Transpacific Eastbound Market Update 08/28/20

To Our Valued Customers:


Market Conditions – The strongest shipping month of the year historically on the Transpacific is upon us and this September is not going to disappoint. Vessels are sailing at capacity in August and with big box shipper’s volumes expected to be very strong over the next few weeks, September will provide quite a few challenges market wide.


Market Rates Reach Historic Levels – Market rates did not fall off during the 2nd half of August due to continued strong demand and high vessel utilization which is setting the stage for another rate increase on September 1st. The expected increase will push market rates up by 12% to 14% depending on sub-trade. The rate increase will push market rates above historic highs. Market rates to destinations such as Chicago, Dallas, Memphis & Ohio Valley are extremely high as importers absorb the roundtrip cost on empty repositioning of equipment back to ocean terminals. Export volumes are down as the summer slack season continues. The market potentially can see one last GRI (general rate increase) prior to China National Holiday that begins on October 1st. The GRI was announced for September 15th however too early for speculation on how much and if it will stick with rates already at all-time highs. Stay tuned…


Fixed Rate vs.

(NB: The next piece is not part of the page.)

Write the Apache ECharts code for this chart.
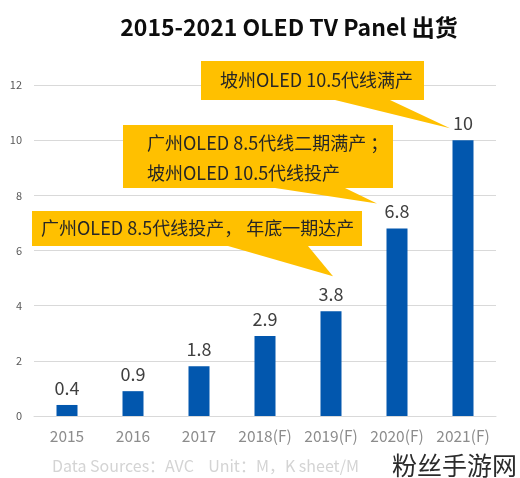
<!DOCTYPE html>
<html><head><meta charset="utf-8">
<script src="https://cdn.jsdelivr.net/npm/echarts@6/dist/echarts.min.js"></script>
<style>html,body{margin:0;padding:0;background:#fff}#c{width:520px;height:478px}</style>
</head><body><div id="c"></div>
<script>
const categories = ['2015','2016','2017','2018(F)','2019(F)','2020(F)','2021(F)'];
const shipments = [0.4, 0.9, 1.8, 2.9, 3.8, 6.8, 10];
const yTicks = [0, 2, 4, 6, 8, 10, 12];
const titleText = '2015-2021 OLED TV Panel 出货';
const sourceText = 'Data Sources：AVC    Unit：M，K sheet/M';
const watermarkText = '粉丝手游网';
const callouts = [
  {lines:['坡州OLED 10.5代线满产'], target:6},
  {lines:['广州OLED 8.5代线二期满产 ；','坡州OLED 10.5代线投产'], target:5},
  {lines:['广州OLED 8.5代线投产， 年底一期达产'], target:4}
];
const FONT = '"Noto Sans CJK SC", "Noto Sans", sans-serif';
const chart = echarts.init(document.getElementById('c'), null, {renderer:'canvas'});
chart.setOption({
  animation:false,
  backgroundColor:'#fff',
  title:{text:titleText,left:284,top:11,textAlign:'center',
    textStyle:{fontFamily:FONT,fontSize:23,fontWeight:'bold',color:'#0d0d0d'}},
  grid:{left:34,right:24,top:85,bottom:62,containLabel:false},
  xAxis:{type:'category',data:categories,
    axisLine:{lineStyle:{color:'#d9d9d9'}},axisTick:{show:false},
    axisLabel:{fontFamily:FONT,fontSize:15.5,color:'#8c8c8c',margin:12,interval:0}},
  yAxis:{type:'value',min:yTicks[0],max:yTicks[yTicks.length-1],interval:2,
    axisLine:{show:false},axisTick:{show:false},
    splitLine:{lineStyle:{color:'#d9d9d9'}},
    axisLabel:{fontFamily:FONT,fontSize:11,color:'#595959',margin:12}},
  series:[{type:'bar',data:shipments,barWidth:21,
    itemStyle:{color:'#0257AE'},
    label:{show:true,position:'top',distance:8,fontFamily:FONT,fontSize:18,color:'#404040'}}],
  graphic:[]
});

function tip(i, dx, dy){
  const p = chart.convertToPixel({seriesIndex:0},[i, shipments[i]]);
  return [p[0]+dx, p[1]+dy];
}
const boxes = [
  {x:201,y:61,w:223,h:39,base:[[335,100],[390,100]],tipOff:[-13,-12],tx:220,ty:[80]},
  {x:123,y:125,w:270,h:63,base:[[275,188],[345,188]],tipOff:[-20,-25],tx:147,ty:[143,173]},
  {x:32,y:211,w:330,h:35,base:[[228,246],[308,246]],tipOff:[2,-35],tx:41,ty:[228]}
];
const g = [];
callouts.forEach((c,k)=>{
  const b = boxes[k];
  const t = tip(c.target, b.tipOff[0], b.tipOff[1]);
  g.push({type:'polygon',z:100,shape:{points:[b.base[0],b.base[1],t]},style:{fill:'#FFC000'}});
  g.push({type:'rect',z:100,shape:{x:b.x,y:b.y,width:b.w,height:b.h},style:{fill:'#FFC000'}});
  c.lines.forEach((ln,j)=>{
    g.push({type:'text',z:101,x:b.tx,y:b.ty[j],style:{text:ln,fill:'#262626',font:'18px '+FONT,verticalAlign:'middle'}});
  });
});
g.push({type:'text',x:52,y:466,style:{text:sourceText,fill:'#d4d4d4',font:'16px '+FONT,verticalAlign:'middle'}});
g.push({type:'text',x:392,y:465,style:{text:watermarkText,fill:'#2b2b2b',font:'25px '+FONT,verticalAlign:'middle'}});
chart.setOption({graphic:g});
</script></body></html>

Market Rate GAP Continues to Widen – Importers that decided to agree on fixed rate pricing have been enjoying their decision made back in May as the gap between fixed and market pricing is approximately 2 for 1 from China base ports to Southern California. Ocean carriers are limiting the fixed booking capacity to MQC (minimum quantum commitment) or past performance ratios, IE > June & July average weekly performance if lower than MQC. With the September 1st GRI set to further widen the gap expectations are for a dwindling pool of fixed rate capacity being offered in the market. The peak season surcharges levied against fixed rate agreements helped close the gap back on July 1st however with several GRI since that time period the differential is simply to big and ocean carriers face opportunity loss by accepting fixed rate business beyond the obligated commitments. 


Origin Equipment Availability Challenges in Asia – Reports of empty equipment becoming more frequent throughout the Asia rim with ports such as Shanghai, Ningbo & Yantian leading the way in China. India ports such as Nhava Sheva, Mundra & Tuticorin also reporting equipment shortages as blank sailings back in the 2nd quarter, coupled with the lockdown has caused the shortage. The 40’High Cube containers are by far the most desirable equipment size and we expect the situation to worsen in September. Shippers that have bookings utilizing only 40’HC should review with your partners and be flexible on utilizing other equipment sizes during this time frame as the shortage is market wide.